Supplemental Nutritional Assistance Program
States send information about delinquent SNAP debt to the U.S. Department of Agriculture, Food and Nutrition Service (FNS). FNS sends that information to TOP for collection.
Working with the U.S. Department of Labor, TOP may offset federal tax refund payments to collect delinquent state unemployment insurance debt in 2 situations:
- For fraud or failure to report earnings
- When unpaid UI employer tax debt has not been collected for at least one year after the debt was determined to be due
Does the Treasury Offset Program take my entire tax refund?
No.
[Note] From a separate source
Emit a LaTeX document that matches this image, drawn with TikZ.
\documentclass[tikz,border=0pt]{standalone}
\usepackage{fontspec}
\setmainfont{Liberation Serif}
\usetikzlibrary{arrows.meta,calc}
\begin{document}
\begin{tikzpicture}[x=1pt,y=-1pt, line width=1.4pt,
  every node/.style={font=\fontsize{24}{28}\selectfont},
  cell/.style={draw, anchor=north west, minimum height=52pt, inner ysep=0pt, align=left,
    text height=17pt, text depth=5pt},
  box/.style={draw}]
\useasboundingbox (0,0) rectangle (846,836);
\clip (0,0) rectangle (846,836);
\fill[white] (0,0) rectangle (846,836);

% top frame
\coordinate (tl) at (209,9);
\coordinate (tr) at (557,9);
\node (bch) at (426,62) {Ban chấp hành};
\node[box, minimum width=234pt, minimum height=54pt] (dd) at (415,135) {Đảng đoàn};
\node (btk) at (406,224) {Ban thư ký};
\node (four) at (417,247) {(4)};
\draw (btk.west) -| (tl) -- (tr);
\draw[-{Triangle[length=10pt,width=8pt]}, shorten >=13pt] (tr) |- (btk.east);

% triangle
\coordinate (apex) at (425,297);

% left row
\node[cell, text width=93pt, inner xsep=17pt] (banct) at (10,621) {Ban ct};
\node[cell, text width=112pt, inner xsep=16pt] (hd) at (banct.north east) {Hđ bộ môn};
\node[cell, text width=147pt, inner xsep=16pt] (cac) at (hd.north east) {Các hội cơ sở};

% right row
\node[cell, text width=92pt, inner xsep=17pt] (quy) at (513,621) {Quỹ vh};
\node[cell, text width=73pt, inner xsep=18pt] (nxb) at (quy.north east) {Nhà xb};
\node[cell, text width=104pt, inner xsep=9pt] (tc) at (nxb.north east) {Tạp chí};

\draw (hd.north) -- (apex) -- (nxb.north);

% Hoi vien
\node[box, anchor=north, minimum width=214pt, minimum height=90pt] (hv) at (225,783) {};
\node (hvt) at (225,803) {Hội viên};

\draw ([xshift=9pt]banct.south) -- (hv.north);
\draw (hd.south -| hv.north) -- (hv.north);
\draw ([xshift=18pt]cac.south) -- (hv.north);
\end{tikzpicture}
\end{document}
Certain exceptions exist, particularly for extenuating circumstances, or as allowed by federal law.
For example, during the COVID pandemic, the Department of Education suspended federal student loan payments. During this suspension, the Education Department also stopped enforcing the collection of delinquent student loan debt.
Additionally, advance child tax credit payments authorized under the American Rescue Plan Act were specifically excluded from the TOP program. Same with the Recovery Rebate credit.
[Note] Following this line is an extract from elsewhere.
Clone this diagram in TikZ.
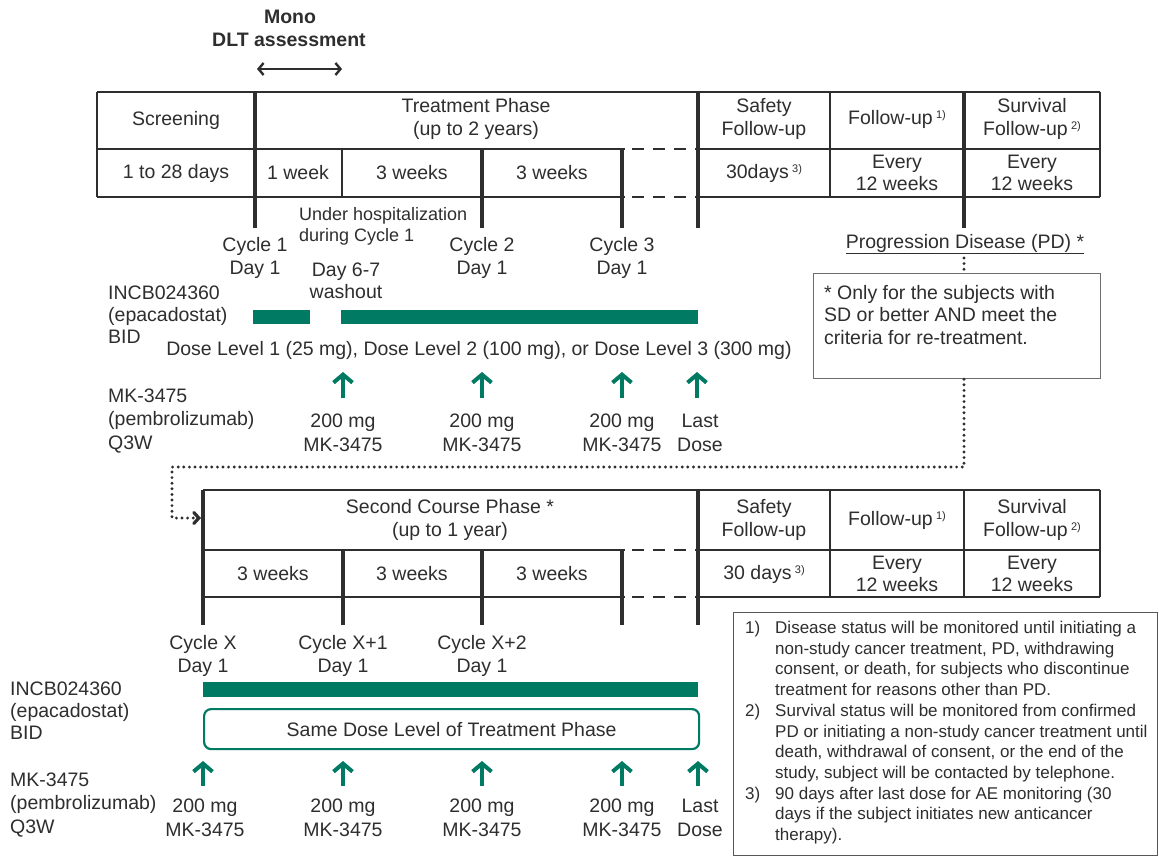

How can avoid having my tax refund garnished by the IRS?
There are several things you may be able to do before the IRS starts taking your refunds. However, once you stumble upon IRS Tax Topic 203, know that you’ve got some work to do.
While TOP is responsible for collecting outstanding debts, you cannot resolve those debts through the Treasury Department. You must attempt to resolve those debts through the federal or state agency that reported them to TOP.
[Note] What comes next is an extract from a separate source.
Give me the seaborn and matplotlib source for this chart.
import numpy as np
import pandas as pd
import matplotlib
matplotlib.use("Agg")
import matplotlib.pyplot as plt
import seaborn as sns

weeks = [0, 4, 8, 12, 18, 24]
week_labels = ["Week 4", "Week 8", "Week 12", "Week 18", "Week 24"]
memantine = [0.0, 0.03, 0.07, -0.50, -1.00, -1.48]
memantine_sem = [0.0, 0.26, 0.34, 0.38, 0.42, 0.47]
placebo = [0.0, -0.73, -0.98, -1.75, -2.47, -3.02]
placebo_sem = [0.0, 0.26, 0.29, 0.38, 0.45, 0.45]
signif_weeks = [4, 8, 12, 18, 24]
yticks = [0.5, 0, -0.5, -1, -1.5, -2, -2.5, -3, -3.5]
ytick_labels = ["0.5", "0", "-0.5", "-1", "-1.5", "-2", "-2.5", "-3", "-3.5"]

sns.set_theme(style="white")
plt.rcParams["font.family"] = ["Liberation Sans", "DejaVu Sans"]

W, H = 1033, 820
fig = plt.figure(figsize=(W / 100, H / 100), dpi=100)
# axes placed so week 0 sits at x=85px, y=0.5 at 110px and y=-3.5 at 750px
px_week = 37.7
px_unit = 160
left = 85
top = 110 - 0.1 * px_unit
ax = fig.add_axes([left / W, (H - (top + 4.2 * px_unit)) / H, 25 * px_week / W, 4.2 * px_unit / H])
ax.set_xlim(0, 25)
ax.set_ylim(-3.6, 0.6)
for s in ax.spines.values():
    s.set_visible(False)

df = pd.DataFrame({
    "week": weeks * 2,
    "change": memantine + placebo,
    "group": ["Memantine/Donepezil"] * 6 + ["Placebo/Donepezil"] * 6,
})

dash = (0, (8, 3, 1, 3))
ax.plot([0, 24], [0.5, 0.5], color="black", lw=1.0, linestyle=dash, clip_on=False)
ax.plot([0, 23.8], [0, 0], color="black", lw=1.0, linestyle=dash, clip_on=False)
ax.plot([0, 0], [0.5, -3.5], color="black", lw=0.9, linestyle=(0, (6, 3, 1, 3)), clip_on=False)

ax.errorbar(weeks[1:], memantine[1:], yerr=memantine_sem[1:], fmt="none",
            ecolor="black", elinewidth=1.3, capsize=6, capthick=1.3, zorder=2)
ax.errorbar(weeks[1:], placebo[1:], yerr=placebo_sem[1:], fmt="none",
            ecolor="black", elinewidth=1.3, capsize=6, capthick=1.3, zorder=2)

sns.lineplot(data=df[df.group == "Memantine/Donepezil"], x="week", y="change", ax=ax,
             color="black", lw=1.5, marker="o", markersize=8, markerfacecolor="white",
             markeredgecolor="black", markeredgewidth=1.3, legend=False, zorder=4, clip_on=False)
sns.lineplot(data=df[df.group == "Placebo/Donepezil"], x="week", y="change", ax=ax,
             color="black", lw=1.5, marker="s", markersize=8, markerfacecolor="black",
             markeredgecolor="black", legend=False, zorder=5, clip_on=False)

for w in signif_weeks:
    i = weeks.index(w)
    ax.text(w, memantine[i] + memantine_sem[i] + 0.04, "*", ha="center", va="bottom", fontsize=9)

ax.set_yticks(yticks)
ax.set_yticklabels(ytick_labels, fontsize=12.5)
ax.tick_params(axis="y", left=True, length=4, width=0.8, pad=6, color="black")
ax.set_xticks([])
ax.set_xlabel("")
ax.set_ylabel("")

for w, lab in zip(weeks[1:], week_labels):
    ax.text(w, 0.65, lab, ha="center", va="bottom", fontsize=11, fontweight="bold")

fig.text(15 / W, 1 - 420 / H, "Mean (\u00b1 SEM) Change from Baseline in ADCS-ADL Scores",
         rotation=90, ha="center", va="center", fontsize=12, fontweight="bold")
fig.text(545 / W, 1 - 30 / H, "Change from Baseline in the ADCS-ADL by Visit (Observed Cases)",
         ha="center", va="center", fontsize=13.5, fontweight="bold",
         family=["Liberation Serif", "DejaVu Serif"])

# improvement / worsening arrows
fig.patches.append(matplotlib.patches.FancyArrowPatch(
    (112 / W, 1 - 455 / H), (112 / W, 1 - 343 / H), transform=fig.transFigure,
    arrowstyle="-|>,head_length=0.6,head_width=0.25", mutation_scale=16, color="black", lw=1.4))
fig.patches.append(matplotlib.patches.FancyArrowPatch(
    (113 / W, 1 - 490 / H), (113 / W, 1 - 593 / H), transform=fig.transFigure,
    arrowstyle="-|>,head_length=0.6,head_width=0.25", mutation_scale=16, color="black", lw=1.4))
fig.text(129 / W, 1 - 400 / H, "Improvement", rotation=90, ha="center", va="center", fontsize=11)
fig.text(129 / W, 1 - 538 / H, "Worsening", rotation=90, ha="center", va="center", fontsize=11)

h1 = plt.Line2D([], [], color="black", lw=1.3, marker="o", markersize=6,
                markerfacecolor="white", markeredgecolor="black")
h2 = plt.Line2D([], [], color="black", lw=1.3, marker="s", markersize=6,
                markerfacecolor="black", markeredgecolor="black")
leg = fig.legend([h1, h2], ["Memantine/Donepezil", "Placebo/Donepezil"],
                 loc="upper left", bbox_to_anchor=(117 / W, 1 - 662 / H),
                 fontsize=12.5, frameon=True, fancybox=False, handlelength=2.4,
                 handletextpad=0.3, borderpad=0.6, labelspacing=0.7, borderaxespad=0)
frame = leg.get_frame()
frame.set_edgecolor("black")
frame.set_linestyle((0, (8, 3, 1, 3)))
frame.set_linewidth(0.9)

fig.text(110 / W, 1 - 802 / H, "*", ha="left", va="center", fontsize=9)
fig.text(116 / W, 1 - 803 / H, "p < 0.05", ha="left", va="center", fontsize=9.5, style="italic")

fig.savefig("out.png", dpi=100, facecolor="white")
But you still might have some options in one of the following ways.
Try to set up a payment plan
The best way to avoid tax offsets is to avoid having your debt become delinquent in the first place. Many people avoid any conversations with agencies in the hopes that these problems go away. They don’t.
But there are resources available to help people afford their payments, particularly those who are experiencing financial hardship. Contact your respective agency to see what options are available to you.
Do not ignore your pre-offset notice
The IRS cannot simply take your tax refund without any notification. While the IRS might not have given you notice, the reporting agency must do so before sending your delinquent debt to TOP. According to the TOP website:
The agency must send a letter to the debtor at the name and address on file for the debt at least 60 days before sending the debt to TOP. The letter must tell the debtor about the debt (type and amount), that the agency intends to refer the debt for offset, and what rights the debtor has to resolve the debt situation. The letter must give the debtor opportunities to pay the debt, enter into a payment agreement, or dispute that they owe the money to the agency.Bureau of the Fiscal Service website
File for Injured Spouse Allocation
If you are the debtor, this will not work. But if you are a spouse of a debtor, the TOP program cannot claim your share of the tax refund to satisfy the outstanding debt.
If the tax offset impacted your previously filed joint tax return, you may file IRS Form 8379 to claim part of your refund that the IRS diverted towards your spouse’s delinquent debt.
If you were expecting a huge refund at the end of tax season, that means you may have been short-changing yourself throughout the tax year. And that additional cash flow may have helped you keep on top of those payments that you’re delinquent on.
Proper tax planning, either with your financial planner or tax accountant, may help you uncover that additional cash flow to help you keep on top of your payments throughout the year.
If the IRS has directed you towards Tax Topic 203, you’re probably behind the power curve. But not all is lost. By taking proactive steps to resolve your delinquent debt, you may be able to get back on track. Even if your current tax refund goes towards paying down your debt, hopefully you can avoid having this happen next tax season.